According to Melo, TikTok has changed the game for anyone looking to share their skills and knowledge with the public as it is relatively easier to garner a large following and views on the platform compared to YouTube and Instagram.

Her own path to personal finance came from a book called Rich Dad, Poor Dad, which she describes as many people’s “gateway drug” to the world of finance.

Rich Dad, Poor Dad, which came out in 1997, is considered one of the most popular books on personal finance and currently remains a bestseller on Amazon.

“I just want people to know that (they) are absolutely capable of learning something new,” she said.

“Anyone (can) learn this information and become financially empowered.”


Many successful influencers in the FinTok space have started to monetize their content through partnerships with financial companies.

For example, Wealth Simple, a Canadian online investment management service, has a popular ambassador program where influencers can sign up to earn money for referrals through their content.

According to the company’s policies, all Ambassadors’ content “may be subject to review and oversight by a range of regulatory bodies” and their relationship with WealthSimple must be disclosed in all videos related to the company.
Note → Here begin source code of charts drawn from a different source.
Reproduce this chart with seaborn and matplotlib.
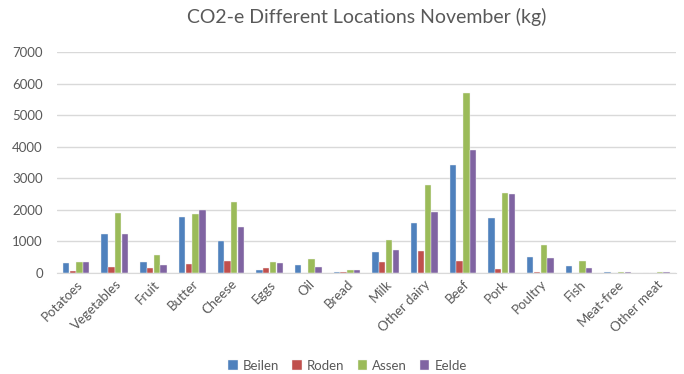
import matplotlib
matplotlib.use("Agg")
import matplotlib.pyplot as plt
import seaborn as sns
import pandas as pd

categories = ["Potatoes", "Vegetables", "Fruit", "Butter", "Cheese", "Eggs", "Oil",
              "Bread", "Milk", "Other dairy", "Beef", "Pork", "Poultry", "Fish",
              "Meat-free", "Other meat"]
locations = ["Beilen", "Roden", "Assen", "Eelde"]
beilen = [317, 1246, 360, 1774, 1014, 95, 243, 42, 665, 1595, 3432, 1742, 507, 232, 42, 0]
roden = [50, 200, 170, 275, 390, 170, 0, 42, 360, 707, 390, 127, 42, 0, 0, 0]
assen = [360, 1900, 580, 1870, 2250, 360, 433, 85, 1056, 2777, 5713, 2545, 898, 390, 42, 42]
eelde = [360, 1246, 243, 2006, 1468, 317, 200, 85, 740, 1943, 3897, 2513, 475, 158, 42, 42]
colors = ["#4F81BD", "#C0504D", "#9BBB59", "#8064A2"]

rows = []
for loc, vals in zip(locations, [beilen, roden, assen, eelde]):
    for cat, v in zip(categories, vals):
        rows.append({"Category": cat, "Location": loc, "kg": v})
df = pd.DataFrame(rows)

sns.set_style("white")
plt.rcParams["font.family"] = ["Lato", "DejaVu Sans"]

fig = plt.figure(figsize=(6.84, 3.74), dpi=100)
ax = fig.add_axes([0.083, 0.27, 0.905, 0.591])
sns.barplot(data=df, x="Category", y="kg", hue="Location", order=categories,
            hue_order=locations, palette=colors, saturation=1, width=0.7, gap=0.06,
            edgecolor="#F2F2F2", linewidth=0.3, ax=ax, legend=True)

ax.set_ylim(0, 7000)
ax.set_yticks(range(0, 7001, 1000))
ax.set_xlim(-0.5, len(categories) - 0.5)
ax.yaxis.grid(True, color="#D9D9D9", linewidth=1)
ax.set_axisbelow(True)
for side in ["top", "right", "left"]:
    ax.spines[side].set_visible(False)
ax.spines["bottom"].set_color("#D9D9D9")
ax.set_xlabel("")
ax.set_ylabel("")
ax.tick_params(axis="both", length=0, colors="#595959", labelsize=9.5)
ax.tick_params(axis="y", pad=10)
plt.setp(ax.get_xticklabels(), rotation=45, ha="right", rotation_mode="anchor")

ax.set_title("CO2-e Different Locations November (kg)", fontsize=14,
             color="#595959", pad=21)

handles, labels = ax.get_legend_handles_labels()
ax.legend(handles, labels, loc="lower center", bbox_to_anchor=(0.47, -0.5),
          ncol=4, frameon=False, fontsize=9.5, handlelength=0.7, handleheight=0.7,
          handletextpad=0.4, columnspacing=1.0, labelcolor="#595959")

fig.savefig("out.png", dpi=100)
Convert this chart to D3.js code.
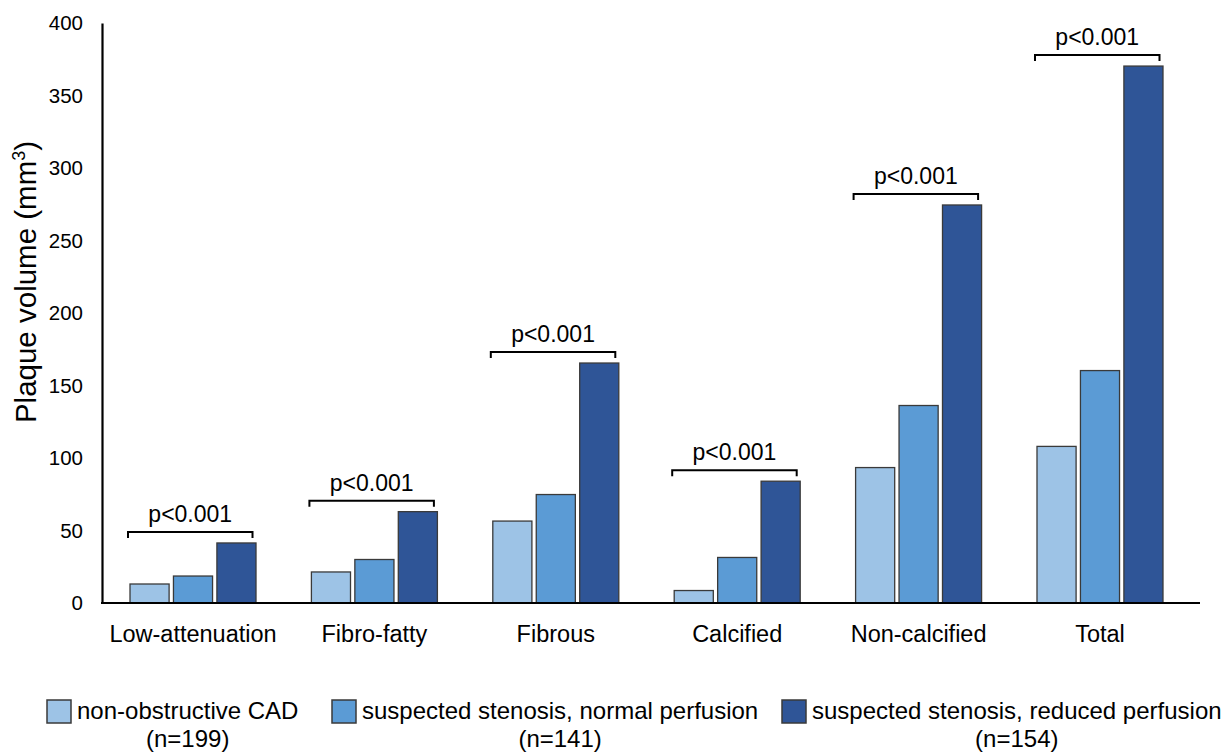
<!DOCTYPE html>
<html><head><meta charset="utf-8">
<script src="https://cdn.jsdelivr.net/npm/d3@7"></script>
<style>body{margin:0;background:#fff}text{font-family:"Liberation Sans",Arial,sans-serif}</style>
</head><body><svg id="c" width="1231" height="752"></svg>
<script>
const categories = ["Low-attenuation","Fibro-fatty","Fibrous","Calcified","Non-calcified","Total"];
const seriesNames = ["non-obstructive CAD","suspected stenosis, normal perfusion","suspected stenosis, reduced perfusion"];
const seriesN = ["(n=199)","(n=141)","(n=154)"];
const nonObstructive = [13.1, 21.4, 56.5, 8.6, 93.4, 108];
const normalPerfusion = [18.6, 30, 74.8, 31.4, 136.2, 160.3];
const reducedPerfusion = [41.4, 63, 165.5, 84, 274.5, 370.3];
const pLabels = ["p<0.001","p<0.001","p<0.001","p<0.001","p<0.001","p<0.001"];
const yTicks = [0,50,100,150,200,250,300,350,400];
const colors = ["#9DC3E6","#5B9BD5","#2F5597"];

(function(){
const FF = "Liberation Sans, Arial, sans-serif";
const series = [nonObstructive, normalPerfusion, reducedPerfusion];
const svg = d3.select("#c");
const mLeft = 102, mRight = 1200, mTop = 23, mBottom = 603;
const x = d3.scaleBand().domain(categories).range([mLeft, 1191]).paddingInner(0.3054).paddingOuter(0.1544);
const xs = d3.scaleBand().domain([0,1,2]).range([0, x.bandwidth()]).paddingInner(0.1);
const y = d3.scaleLinear().domain([0,400]).range([mBottom, mTop]);

categories.forEach((c, i) => {
  const g = svg.append("g").attr("transform", `translate(${x(c)},0)`);
  series.forEach((s, j) => {
    g.append("rect").attr("x", xs(j)).attr("y", y(s[i])).attr("width", xs.bandwidth())
      .attr("height", y(0) - y(s[i])).attr("fill", colors[j]).attr("stroke", "#3a3a3a").attr("stroke-width", 1.3);
  });
  const by = y(reducedPerfusion[i]) - 11;
  const x0 = xs(0) - 2, x1 = xs(2) + xs.bandwidth() - 3.5;
  g.append("path").attr("d", `M${x0},${by+6}V${by}H${x1}V${by+6}`).attr("fill","none").attr("stroke","#000").attr("stroke-width",2);
  g.append("text").attr("x", (x0+x1)/2).attr("y", by - 10).attr("text-anchor","middle").attr("font-size",23).text(pLabels[i]);
});

const yAxis = d3.axisLeft(y).tickValues(yTicks).tickSize(0).tickPadding(19);
const ya = svg.append("g").attr("transform", `translate(${mLeft},0)`).call(yAxis);
ya.attr("font-family", FF).attr("font-size", 20.5);
ya.select(".domain").attr("stroke","#000").attr("stroke-width",2.2);
ya.selectAll("text").attr("font-size",20.5).attr("fill","#000");
const xAxis = d3.axisBottom(x).tickSize(0).tickPadding(22);
const xa = svg.append("g").attr("transform", `translate(0,${mBottom})`).call(xAxis);
xa.attr("font-family", FF).attr("font-size", 23.5);
xa.select(".domain").attr("stroke","#000").attr("stroke-width",2.2).attr("d", `M${mLeft-1},0H${mRight}`);
xa.selectAll("text").attr("font-size",23.5).attr("fill","#000");

const yl = svg.append("text").attr("transform","translate(36,282) rotate(-90)").attr("text-anchor","middle").attr("font-size",29.5);
yl.append("tspan").text("Plaque volume (mm");
yl.append("tspan").attr("font-size",18).attr("dy",-11).text("3");
yl.append("tspan").attr("dy",11).text(")");

const legX = [47, 332, 782];
seriesNames.forEach((n, j) => {
  const lg = svg.append("g").attr("transform", `translate(${legX[j]},700)`);
  lg.append("rect").attr("x",0).attr("y",0).attr("width",24).attr("height",23).attr("fill",colors[j]).attr("stroke","#3a3a3a").attr("stroke-width",1.5);
  const t = lg.append("text").attr("x",30).attr("y",19).attr("font-size",24).text(n);
  const w = t.node().getComputedTextLength();
  lg.append("text").attr("x",30 + w/2).attr("y",47).attr("text-anchor","middle").attr("font-size",24).text(seriesN[j]);
});
})();
</script></body></html>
TikTok requires all users to turn on a “branding” toggle for their sponsored content, which adds advertising disclosure to these videos, a service the company says is available worldwide.

It is also important for influencers to carefully select their cooperation partners and to be open with their viewers in order not to lose their trust.

“I only consent to a paid video if it meets some of my criteria, ie it’s about a brand or product that I use and love, and if I think the information in the video is helpful,” Melo said.

“Personally, I choose who I work with very carefully and prefer to work with established brands or companies.”